Le pape hésite, se disant sans doute que le roi ne songe qu'à agrandir ses domaines aux frais de l'Église; un comte de Toulouse affaibli, d'ailleurs excommunié et sans cesse menacé à la fois par le roi et par l'Église, pourrait peut-être mieux faire le jeu de la papauté qu'un roi de France trop puissant: ce en quoi le pape ne se trompait pas; et si, pour l'Église, un roi de France tel que saint Louis devait être une chance inespérée, son petit-fils Philippe le Bel fera voir, à Anagni, qu'une France trop forte et trop centralisée ne se soucie pas de rester éternellement le "soldat de Dieu". Ce danger-là, si Honorius III le prévoyait, était moins imminent que celui de l'hérésie renaissante. Préoccupé d'ailleurs par le sort de la Terre Sainte, et ne voulant pas risquer d'immobiliser dans le Languedoc toute la chevalerie française disponible, le pape ne perd pas de vue le but véritable de la croisade albigeoise: il tente de forcer le comte Raymond à persécuter lui-même les hérétiques, en faisant peser sur lui la menace d'une nouvelle invasion française.
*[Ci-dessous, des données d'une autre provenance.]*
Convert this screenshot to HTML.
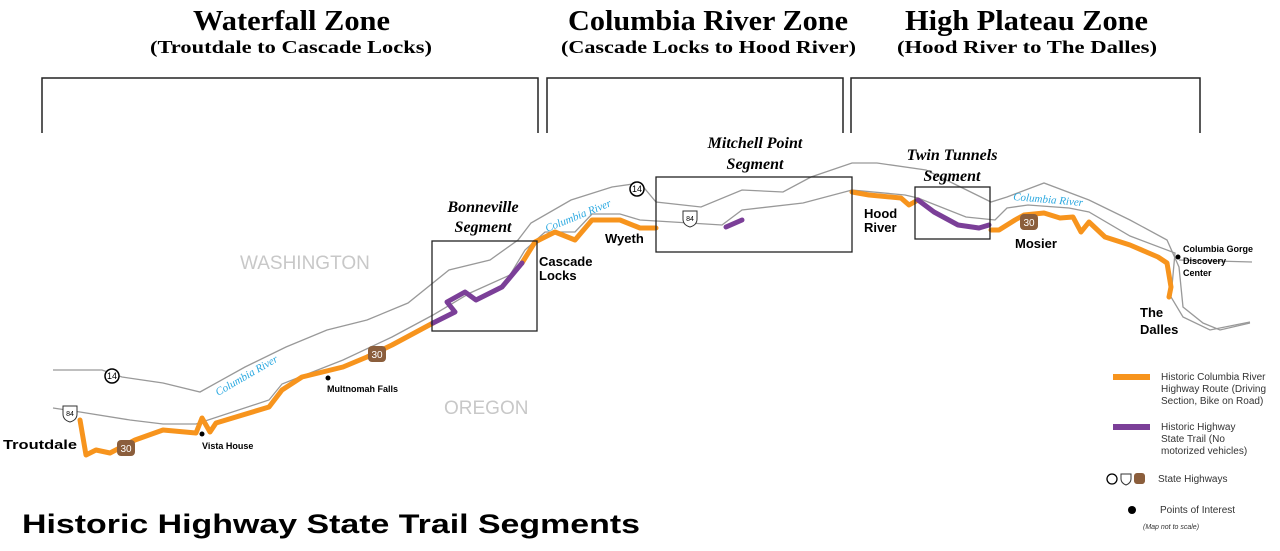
<!DOCTYPE html>
<html><head><meta charset="utf-8"><style>
html,body{margin:0;padding:0;background:#fff;width:1280px;height:551px;overflow:hidden}
svg{display:block}
.serif{font-family:"Liberation Serif",serif;font-weight:bold;fill:#000}
.sans{font-family:"Liberation Sans",sans-serif;font-weight:bold;fill:#000}
.leg{font-family:"Liberation Sans",sans-serif;font-size:10px;fill:#333}
.riv{font-family:"Liberation Serif",serif;font-style:italic;font-size:11px;fill:#29a8e0}
</style></head><body>
<svg width="1280" height="551" viewBox="0 0 1280 551">
<g class="serif">
<text x="193" y="30" font-size="28" textLength="197" lengthAdjust="spacingAndGlyphs">Waterfall Zone</text>
<text x="150" y="53" font-size="18" textLength="282" lengthAdjust="spacingAndGlyphs">(Troutdale to Cascade Locks)</text>
<text x="568" y="30" font-size="28" textLength="280" lengthAdjust="spacingAndGlyphs">Columbia River Zone</text>
<text x="561" y="53" font-size="18" textLength="295" lengthAdjust="spacingAndGlyphs">(Cascade Locks to Hood River)</text>
<text x="905" y="30" font-size="28" textLength="243" lengthAdjust="spacingAndGlyphs">High Plateau Zone</text>
<text x="897" y="53" font-size="18" textLength="260" lengthAdjust="spacingAndGlyphs">(Hood River to The Dalles)</text>
</g>
<g fill="none" stroke="#222" stroke-width="1.5">
<path d="M42,133V78H538V133"/>
<path d="M547,133V78H843V133"/>
<path d="M851,133V78H1200V133"/>
</g>
<g fill="none" stroke="#999" stroke-width="1.3">
<path d="M53,370 L102,370 L122,377 L163,383 L200,392 L245,367 L286,347 L327,330 L367,320 L408,303 L449,270 L490,260 L518,240 L531,223 L571,200 L612,187 L640,183 L656,202 L701,207 L742,190 L783,192 L811,177 L852,163 L877,163 L926,170 L991,202 L1007,197 L1044,183 L1089,200 L1130,220 L1167,240 L1179,267 L1183,307 L1203,323 L1220,330 L1250,323"/>
<path d="M53,408 L80,412 L130,420 L163,424 L196,424 L269,400 L282,384 L343,360 L392,337 L433,315 L470,293 L510,275 L525,250 L545,232 L575,232 L592,214 L620,214 L640,220 L722,225 L742,210 L803,203 L852,190 L905,195 L918,198 L966,217 L995,220 L1007,208 L1028,205 L1069,208 L1089,212 L1130,236 L1175,253 L1171,297 L1183,317 L1210,330 L1250,322"/>
<path d="M1179,260 L1252,262"/>
</g>
<g fill="none" stroke="#f7941d" stroke-width="5" stroke-linejoin="round" stroke-linecap="round">
<path d="M80,420 L86,455 L96,450 L110,453 L135,440 L163,430 L196,433 L202,418 L210,432 L216,423 L269,407 L282,390 L302,377 L343,367 L367,357 L392,345 L433,323"/>
<path d="M522,263 L535,242 L555,232 L575,240 L592,220 L620,220 L640,228 L656,228"/>
<path d="M852,192 L869,195 L901,198 L909,205 L918,200"/>
<path d="M991,230 L999,230 L1015,220 L1024,215 L1044,213 L1060,218 L1073,217 L1081,232 L1089,222 L1105,237 L1130,245 L1158,257 L1167,263 L1171,287 L1169,297"/>
</g>
<g fill="none" stroke="#7b3f98" stroke-width="5" stroke-linejoin="round" stroke-linecap="round">
<path d="M433,323 L455,312 L447,302 L465,292 L476,300 L502,287 L522,263"/>
<path d="M726,227 L742,220"/>
<path d="M918,200 L934,212 L958,225 L979,228 L989,225"/>
</g>
<g fill="none" stroke="#222" stroke-width="1.3">
<rect x="432" y="241" width="105" height="90"/>
<rect x="656" y="177" width="196" height="75"/>
<rect x="915" y="187" width="75" height="52"/>
</g>
<g class="serif" font-style="italic" font-size="16" text-anchor="middle">
<text x="483" y="212">Bonneville</text>
<text x="483" y="232">Segment</text>
<text x="755" y="148">Mitchell Point</text>
<text x="755" y="169">Segment</text>
<text x="952" y="160">Twin Tunnels</text>
<text x="952" y="181">Segment</text>
</g>
<g font-family="Liberation Sans,sans-serif" font-size="19" fill="#c8c8c8">
<text x="240" y="269">WASHINGTON</text>
<text x="444" y="414">OREGON</text>
</g>
<text class="riv" transform="translate(218,396) rotate(-30)">Columbia River</text>
<text class="riv" transform="translate(547,232) rotate(-22)">Columbia River</text>
<text class="riv" transform="translate(1013,200) rotate(5)">Columbia River</text>
<g class="sans" font-size="13">
<text x="3" y="449" textLength="74" lengthAdjust="spacingAndGlyphs">Troutdale</text>
<text x="539" y="266">Cascade</text>
<text x="539" y="280">Locks</text>
<text x="605" y="243">Wyeth</text>
<text x="864" y="218">Hood</text>
<text x="864" y="232">River</text>
<text x="1015" y="248">Mosier</text>
<text x="1140" y="317">The</text>
<text x="1140" y="334">Dalles</text>
</g>
<g class="sans" font-size="9">
<text x="327" y="392">Multnomah Falls</text>
<text x="202" y="449">Vista House</text>
<text x="1183" y="252">Columbia Gorge</text>
<text x="1183" y="264">Discovery</text>
<text x="1183" y="276">Center</text>
</g>
<g fill="#000"><circle cx="328" cy="378" r="2.5"/><circle cx="202" cy="434" r="2.5"/><circle cx="1178" cy="257" r="2.5"/></g>
<g font-family="Liberation Sans,sans-serif" font-size="9" text-anchor="middle">
<circle cx="112" cy="376" r="7" fill="#fff" stroke="#000" stroke-width="1.5"/><text x="112" y="379">14</text>
<circle cx="637" cy="189" r="7" fill="#fff" stroke="#000" stroke-width="1.5"/><text x="637" y="192">14</text>
<path d="M63,406h14v8q0,6-7,8q-7-2-7-8z" fill="#fff" stroke="#333"/><text x="70" y="416" font-size="7">84</text>
<path d="M683,211h14v8q0,6-7,8q-7-2-7-8z" fill="#fff" stroke="#333"/><text x="690" y="221" font-size="7">84</text>
<g fill="#8b5e3c"><rect x="117" y="440" width="18" height="16" rx="4"/><rect x="368" y="346" width="18" height="16" rx="4"/><rect x="1020" y="214" width="18" height="16" rx="4"/></g>
<g fill="#fff" font-size="10"><text x="126" y="452">30</text><text x="377" y="358">30</text><text x="1029" y="226">30</text></g>
</g>
<line x1="1113" y1="377" x2="1150" y2="377" stroke="#f7941d" stroke-width="6"/>
<line x1="1113" y1="427" x2="1150" y2="427" stroke="#7b3f98" stroke-width="6"/>
<g class="leg">
<text x="1161" y="380">Historic Columbia River</text>
<text x="1161" y="392">Highway Route (Driving</text>
<text x="1161" y="404">Section, Bike on Road)</text>
<text x="1161" y="430">Historic  Highway</text>
<text x="1161" y="442">State Trail (No</text>
<text x="1161" y="454">motorized vehicles)</text>
<text x="1158" y="482">State Highways</text>
<text x="1160" y="513">Points of Interest</text>
<text x="1143" y="529" font-size="7" font-style="italic">(Map not to scale)</text>
</g>
<circle cx="1112" cy="479" r="5" fill="#fff" stroke="#000" stroke-width="1.3"/>
<path d="M1121,474h10v5q0,4-5,6q-5-2-5-6z" fill="#fff" stroke="#333"/>
<rect x="1134" y="473" width="11" height="11" rx="3" fill="#8b5e3c"/>
<circle cx="1132" cy="510" r="4" fill="#000"/>
<text class="sans" x="22" y="533" font-size="27" textLength="618" lengthAdjust="spacingAndGlyphs">Historic Highway State Trail Segments</text>
</svg>
</body></html>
Le roi de son côté, voyant le pape disposé à traiter avec Raymond, déclare qu'en ce cas cette affaire d'hérésie ne le concerne plus. Le comte, reconnaissant, cherche à prouver sa bonne volonté au Saint-Siège et jure au concile de Montpellier (août 1224) de poursuivre les hérétiques, de chasser les routiers et de dédommager les églises spoliées ainsi que le comte de Montfort, si toutefois celui-ci s'engage à renoncer à ses prétentions.

Peu satisfait sans doute par les promesses de Raymond, et craignant de mécontenter le roi de France, le pape fait traîner les négociations, et finit par convoquer un concile, qui se tiendra à Bourges, et où les arguments des deux prétendants au comté de Toulouse seront entendus par une assemblée de représentants de l'Église; le 30 novembre 1225, quatorze archevêques, cent treize évêques et cent cinquante abbés de toutes les provinces de la France du Nord et du Midi se réunissent à Bourges; il est clair qu'un jury composé de prélats ne pouvait donner raison à Raymond VII, excommunié et suspect de favoriser l'hérésie; sa cause était donc perdue d'avance.